TASK DIRECTIONS: Using the material below, work out how many lines contain the word "chart". Reply with the number and nothing more.

RECORD LIST:
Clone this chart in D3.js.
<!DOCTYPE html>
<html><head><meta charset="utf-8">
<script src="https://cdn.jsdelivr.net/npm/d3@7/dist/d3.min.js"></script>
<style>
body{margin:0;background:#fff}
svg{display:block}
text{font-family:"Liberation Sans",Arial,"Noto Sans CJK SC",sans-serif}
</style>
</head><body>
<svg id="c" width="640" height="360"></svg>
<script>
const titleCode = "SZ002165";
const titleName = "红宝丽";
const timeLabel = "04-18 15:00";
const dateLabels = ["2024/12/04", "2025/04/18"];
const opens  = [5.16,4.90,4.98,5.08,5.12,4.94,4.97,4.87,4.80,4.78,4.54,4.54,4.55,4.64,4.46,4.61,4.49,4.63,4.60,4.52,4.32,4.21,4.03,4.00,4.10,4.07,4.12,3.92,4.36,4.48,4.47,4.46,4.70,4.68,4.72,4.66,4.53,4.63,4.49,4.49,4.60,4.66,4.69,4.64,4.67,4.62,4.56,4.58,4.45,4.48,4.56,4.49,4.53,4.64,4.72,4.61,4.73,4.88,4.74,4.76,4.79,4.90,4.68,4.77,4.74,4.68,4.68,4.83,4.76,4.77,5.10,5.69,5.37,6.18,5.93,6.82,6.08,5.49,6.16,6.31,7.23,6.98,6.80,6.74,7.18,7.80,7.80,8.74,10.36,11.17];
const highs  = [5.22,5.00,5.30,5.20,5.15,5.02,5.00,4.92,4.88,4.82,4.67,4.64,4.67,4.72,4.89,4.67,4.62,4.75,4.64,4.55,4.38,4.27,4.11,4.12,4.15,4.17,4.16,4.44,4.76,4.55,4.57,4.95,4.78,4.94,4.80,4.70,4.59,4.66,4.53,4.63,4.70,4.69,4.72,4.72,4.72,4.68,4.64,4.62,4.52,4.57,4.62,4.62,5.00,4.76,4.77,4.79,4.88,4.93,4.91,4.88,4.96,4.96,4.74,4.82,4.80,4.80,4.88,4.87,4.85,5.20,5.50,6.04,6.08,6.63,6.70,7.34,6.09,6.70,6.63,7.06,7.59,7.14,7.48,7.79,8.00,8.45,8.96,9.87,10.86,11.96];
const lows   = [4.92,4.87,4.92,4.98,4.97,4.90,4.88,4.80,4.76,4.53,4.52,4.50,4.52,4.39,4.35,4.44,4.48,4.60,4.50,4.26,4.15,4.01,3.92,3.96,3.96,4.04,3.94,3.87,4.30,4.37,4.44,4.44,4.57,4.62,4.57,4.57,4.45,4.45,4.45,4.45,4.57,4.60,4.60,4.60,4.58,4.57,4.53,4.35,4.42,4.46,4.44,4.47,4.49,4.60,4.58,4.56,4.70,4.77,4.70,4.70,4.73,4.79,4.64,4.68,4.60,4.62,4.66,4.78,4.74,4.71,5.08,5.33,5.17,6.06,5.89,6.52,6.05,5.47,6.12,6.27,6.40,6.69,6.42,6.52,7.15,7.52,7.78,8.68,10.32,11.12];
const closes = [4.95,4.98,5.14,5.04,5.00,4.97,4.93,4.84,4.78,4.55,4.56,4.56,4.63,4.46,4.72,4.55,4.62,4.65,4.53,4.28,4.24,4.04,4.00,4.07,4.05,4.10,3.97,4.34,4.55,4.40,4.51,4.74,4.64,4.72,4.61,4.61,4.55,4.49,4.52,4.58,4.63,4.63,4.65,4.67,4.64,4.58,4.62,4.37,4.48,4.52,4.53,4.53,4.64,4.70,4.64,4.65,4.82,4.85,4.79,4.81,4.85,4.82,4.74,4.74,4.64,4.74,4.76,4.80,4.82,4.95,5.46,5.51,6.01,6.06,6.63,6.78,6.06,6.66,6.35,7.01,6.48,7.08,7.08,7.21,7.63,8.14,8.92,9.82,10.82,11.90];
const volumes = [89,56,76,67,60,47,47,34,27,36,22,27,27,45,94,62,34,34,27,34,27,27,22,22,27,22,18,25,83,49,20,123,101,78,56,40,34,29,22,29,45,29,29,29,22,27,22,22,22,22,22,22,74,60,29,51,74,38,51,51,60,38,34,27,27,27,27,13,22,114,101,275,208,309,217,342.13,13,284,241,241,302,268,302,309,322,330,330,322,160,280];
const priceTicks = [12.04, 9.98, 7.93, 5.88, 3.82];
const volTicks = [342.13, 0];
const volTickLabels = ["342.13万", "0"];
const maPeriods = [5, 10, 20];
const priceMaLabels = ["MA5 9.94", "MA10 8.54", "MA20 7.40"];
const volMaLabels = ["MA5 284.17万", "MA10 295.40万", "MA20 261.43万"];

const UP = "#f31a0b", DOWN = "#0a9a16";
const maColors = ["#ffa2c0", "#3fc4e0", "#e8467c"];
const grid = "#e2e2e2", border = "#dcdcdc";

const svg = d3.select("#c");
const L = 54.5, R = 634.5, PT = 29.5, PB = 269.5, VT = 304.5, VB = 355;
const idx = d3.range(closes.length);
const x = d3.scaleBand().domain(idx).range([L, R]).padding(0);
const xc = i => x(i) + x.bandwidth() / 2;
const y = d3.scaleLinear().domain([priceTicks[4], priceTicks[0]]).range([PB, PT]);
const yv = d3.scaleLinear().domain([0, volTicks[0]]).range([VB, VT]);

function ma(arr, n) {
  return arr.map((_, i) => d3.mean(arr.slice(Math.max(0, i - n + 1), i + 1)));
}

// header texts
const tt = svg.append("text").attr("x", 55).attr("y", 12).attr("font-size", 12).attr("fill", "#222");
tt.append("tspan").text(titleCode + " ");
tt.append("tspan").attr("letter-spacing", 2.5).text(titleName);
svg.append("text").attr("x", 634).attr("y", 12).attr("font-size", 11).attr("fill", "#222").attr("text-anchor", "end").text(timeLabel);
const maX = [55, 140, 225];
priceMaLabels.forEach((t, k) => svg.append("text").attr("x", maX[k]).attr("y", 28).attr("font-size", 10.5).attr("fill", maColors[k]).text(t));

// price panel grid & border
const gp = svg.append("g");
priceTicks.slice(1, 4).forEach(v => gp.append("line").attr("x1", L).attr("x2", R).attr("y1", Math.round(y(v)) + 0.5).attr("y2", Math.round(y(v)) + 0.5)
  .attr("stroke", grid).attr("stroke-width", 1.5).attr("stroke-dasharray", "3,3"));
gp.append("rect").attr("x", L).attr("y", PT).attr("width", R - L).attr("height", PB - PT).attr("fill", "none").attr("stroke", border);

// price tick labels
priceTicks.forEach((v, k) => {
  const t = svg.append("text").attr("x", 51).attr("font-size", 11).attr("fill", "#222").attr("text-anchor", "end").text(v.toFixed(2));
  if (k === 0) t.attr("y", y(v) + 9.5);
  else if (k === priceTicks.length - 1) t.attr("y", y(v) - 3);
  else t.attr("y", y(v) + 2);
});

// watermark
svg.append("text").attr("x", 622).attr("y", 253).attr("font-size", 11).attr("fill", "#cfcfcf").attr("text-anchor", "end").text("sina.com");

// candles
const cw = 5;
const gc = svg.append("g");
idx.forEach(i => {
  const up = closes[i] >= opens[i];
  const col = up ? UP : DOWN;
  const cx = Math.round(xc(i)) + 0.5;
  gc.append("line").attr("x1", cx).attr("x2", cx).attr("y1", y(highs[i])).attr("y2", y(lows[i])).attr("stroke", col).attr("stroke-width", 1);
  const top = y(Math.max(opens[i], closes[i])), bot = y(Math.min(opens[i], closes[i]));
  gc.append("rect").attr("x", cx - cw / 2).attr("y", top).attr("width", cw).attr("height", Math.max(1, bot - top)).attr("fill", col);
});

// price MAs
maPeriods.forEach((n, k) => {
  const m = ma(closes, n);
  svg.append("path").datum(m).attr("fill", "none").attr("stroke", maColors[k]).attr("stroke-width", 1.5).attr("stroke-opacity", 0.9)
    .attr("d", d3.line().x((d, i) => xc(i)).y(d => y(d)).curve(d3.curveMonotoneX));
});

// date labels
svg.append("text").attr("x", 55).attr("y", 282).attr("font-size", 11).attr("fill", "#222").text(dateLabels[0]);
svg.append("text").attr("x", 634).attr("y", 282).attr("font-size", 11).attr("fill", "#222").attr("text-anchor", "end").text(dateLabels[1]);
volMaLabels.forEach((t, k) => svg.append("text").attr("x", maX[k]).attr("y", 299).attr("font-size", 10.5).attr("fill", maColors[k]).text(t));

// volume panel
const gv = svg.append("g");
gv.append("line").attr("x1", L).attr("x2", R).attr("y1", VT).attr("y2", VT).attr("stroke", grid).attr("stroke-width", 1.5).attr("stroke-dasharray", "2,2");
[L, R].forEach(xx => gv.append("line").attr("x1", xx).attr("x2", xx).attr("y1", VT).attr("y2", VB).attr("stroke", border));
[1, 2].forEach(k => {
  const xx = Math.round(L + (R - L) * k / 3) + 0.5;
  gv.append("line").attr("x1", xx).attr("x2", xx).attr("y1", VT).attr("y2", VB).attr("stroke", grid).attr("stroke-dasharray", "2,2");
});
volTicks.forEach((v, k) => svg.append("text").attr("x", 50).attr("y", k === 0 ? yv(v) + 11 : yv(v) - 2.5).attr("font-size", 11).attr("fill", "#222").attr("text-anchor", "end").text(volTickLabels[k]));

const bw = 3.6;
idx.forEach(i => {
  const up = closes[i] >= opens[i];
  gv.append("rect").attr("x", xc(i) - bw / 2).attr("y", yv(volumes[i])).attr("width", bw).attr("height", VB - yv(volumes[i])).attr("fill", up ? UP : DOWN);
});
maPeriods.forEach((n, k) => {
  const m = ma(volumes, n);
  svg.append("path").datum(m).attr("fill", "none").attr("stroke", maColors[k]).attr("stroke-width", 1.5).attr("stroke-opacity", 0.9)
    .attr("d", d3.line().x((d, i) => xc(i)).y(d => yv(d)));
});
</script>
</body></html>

* * *

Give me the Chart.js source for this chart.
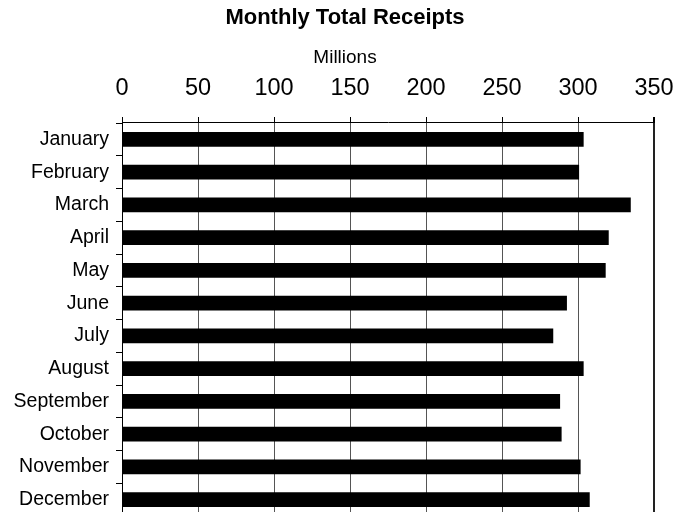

--

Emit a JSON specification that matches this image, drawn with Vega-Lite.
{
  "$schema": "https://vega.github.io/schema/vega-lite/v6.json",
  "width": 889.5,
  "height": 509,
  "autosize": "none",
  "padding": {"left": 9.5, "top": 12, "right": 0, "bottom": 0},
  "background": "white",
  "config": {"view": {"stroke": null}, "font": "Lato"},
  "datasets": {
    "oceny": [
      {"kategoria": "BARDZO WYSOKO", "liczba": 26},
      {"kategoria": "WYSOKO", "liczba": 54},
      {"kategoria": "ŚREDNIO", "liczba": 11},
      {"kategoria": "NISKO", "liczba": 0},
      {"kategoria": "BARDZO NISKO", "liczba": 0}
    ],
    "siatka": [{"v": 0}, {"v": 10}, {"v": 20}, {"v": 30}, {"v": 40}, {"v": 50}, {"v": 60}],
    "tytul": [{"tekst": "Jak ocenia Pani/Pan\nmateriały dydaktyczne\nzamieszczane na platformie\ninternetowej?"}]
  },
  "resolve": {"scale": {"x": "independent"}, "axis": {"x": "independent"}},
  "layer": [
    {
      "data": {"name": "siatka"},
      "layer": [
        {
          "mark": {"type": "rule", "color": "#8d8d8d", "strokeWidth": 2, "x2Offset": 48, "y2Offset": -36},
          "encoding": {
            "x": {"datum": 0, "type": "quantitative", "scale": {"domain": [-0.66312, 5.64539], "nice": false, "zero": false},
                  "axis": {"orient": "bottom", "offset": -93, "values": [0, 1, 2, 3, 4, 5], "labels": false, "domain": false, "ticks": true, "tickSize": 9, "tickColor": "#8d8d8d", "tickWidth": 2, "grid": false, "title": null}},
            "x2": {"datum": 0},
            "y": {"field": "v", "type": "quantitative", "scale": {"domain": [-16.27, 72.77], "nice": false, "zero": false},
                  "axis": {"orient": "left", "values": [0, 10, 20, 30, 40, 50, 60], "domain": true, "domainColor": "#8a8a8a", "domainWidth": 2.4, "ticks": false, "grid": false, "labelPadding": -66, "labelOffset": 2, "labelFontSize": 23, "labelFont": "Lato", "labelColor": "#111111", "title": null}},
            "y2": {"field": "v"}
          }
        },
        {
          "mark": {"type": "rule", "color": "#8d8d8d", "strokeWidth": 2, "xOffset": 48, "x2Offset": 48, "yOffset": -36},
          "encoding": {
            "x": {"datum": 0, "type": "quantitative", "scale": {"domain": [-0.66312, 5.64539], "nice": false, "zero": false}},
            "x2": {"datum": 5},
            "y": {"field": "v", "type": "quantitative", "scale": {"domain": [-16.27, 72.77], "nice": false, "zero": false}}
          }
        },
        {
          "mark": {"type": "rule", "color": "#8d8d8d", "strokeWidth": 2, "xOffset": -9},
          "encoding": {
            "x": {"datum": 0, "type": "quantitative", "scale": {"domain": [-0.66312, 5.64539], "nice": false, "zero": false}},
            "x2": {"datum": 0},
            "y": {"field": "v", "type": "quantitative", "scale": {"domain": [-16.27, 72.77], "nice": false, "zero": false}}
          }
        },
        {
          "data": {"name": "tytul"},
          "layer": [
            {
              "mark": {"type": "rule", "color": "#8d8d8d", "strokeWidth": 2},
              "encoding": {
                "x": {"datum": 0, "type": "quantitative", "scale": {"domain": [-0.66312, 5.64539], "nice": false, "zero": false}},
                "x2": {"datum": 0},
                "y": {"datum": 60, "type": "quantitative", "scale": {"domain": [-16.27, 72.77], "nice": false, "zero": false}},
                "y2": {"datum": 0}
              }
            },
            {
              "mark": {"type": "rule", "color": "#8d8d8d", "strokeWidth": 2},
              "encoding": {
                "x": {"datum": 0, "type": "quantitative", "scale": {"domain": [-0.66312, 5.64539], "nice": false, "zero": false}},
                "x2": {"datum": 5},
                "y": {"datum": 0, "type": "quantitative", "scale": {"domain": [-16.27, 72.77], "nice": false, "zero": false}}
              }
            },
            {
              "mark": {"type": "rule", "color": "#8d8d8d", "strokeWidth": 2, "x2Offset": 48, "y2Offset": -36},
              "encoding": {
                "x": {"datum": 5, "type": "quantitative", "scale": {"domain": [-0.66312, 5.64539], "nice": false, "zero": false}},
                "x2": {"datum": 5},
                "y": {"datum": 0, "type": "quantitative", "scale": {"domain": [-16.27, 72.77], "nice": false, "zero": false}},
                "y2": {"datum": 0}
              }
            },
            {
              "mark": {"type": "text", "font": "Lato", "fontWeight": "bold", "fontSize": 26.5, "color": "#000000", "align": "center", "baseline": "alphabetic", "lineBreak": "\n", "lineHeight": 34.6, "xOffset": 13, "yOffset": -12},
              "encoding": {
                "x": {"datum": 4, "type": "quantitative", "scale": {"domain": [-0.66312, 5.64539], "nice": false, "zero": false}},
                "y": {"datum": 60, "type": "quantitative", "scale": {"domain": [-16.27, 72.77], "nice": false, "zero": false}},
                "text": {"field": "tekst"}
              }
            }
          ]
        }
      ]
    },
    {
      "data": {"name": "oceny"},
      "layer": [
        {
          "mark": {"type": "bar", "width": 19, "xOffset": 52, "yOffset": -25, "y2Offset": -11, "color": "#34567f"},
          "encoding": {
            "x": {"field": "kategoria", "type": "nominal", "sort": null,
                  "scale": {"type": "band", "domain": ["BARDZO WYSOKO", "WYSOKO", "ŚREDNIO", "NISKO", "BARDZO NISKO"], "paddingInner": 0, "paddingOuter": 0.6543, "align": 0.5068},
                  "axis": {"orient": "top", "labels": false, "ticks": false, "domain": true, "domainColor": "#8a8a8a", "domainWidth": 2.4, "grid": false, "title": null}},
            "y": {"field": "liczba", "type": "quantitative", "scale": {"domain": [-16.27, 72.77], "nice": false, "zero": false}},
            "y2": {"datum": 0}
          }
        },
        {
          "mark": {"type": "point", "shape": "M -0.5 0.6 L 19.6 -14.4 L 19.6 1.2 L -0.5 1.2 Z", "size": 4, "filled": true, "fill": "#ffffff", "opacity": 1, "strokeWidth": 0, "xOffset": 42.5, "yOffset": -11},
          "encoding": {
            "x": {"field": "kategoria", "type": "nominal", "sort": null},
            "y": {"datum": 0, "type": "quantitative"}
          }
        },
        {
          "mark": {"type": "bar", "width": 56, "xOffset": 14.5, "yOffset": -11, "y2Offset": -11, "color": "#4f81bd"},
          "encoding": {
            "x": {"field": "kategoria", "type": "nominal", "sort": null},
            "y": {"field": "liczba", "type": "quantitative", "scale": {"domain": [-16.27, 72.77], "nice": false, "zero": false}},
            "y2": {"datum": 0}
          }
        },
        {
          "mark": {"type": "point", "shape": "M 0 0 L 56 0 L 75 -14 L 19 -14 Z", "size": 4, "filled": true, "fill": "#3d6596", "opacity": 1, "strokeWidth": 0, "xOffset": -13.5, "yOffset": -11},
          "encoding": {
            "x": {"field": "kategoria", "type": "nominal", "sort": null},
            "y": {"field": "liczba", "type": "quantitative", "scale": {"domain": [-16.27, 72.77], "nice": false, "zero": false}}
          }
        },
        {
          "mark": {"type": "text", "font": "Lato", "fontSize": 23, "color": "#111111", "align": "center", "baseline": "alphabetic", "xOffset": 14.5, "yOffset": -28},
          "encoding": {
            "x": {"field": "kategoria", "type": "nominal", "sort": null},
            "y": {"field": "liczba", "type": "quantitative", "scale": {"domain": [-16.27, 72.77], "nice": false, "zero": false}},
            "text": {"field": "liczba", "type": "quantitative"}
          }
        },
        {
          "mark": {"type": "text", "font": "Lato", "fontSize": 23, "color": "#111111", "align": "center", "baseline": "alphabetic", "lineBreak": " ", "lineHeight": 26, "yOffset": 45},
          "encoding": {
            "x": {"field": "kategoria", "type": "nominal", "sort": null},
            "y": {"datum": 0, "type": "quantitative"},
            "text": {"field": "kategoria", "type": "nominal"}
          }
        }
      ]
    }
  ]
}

WRITTEN SOLUTION: 2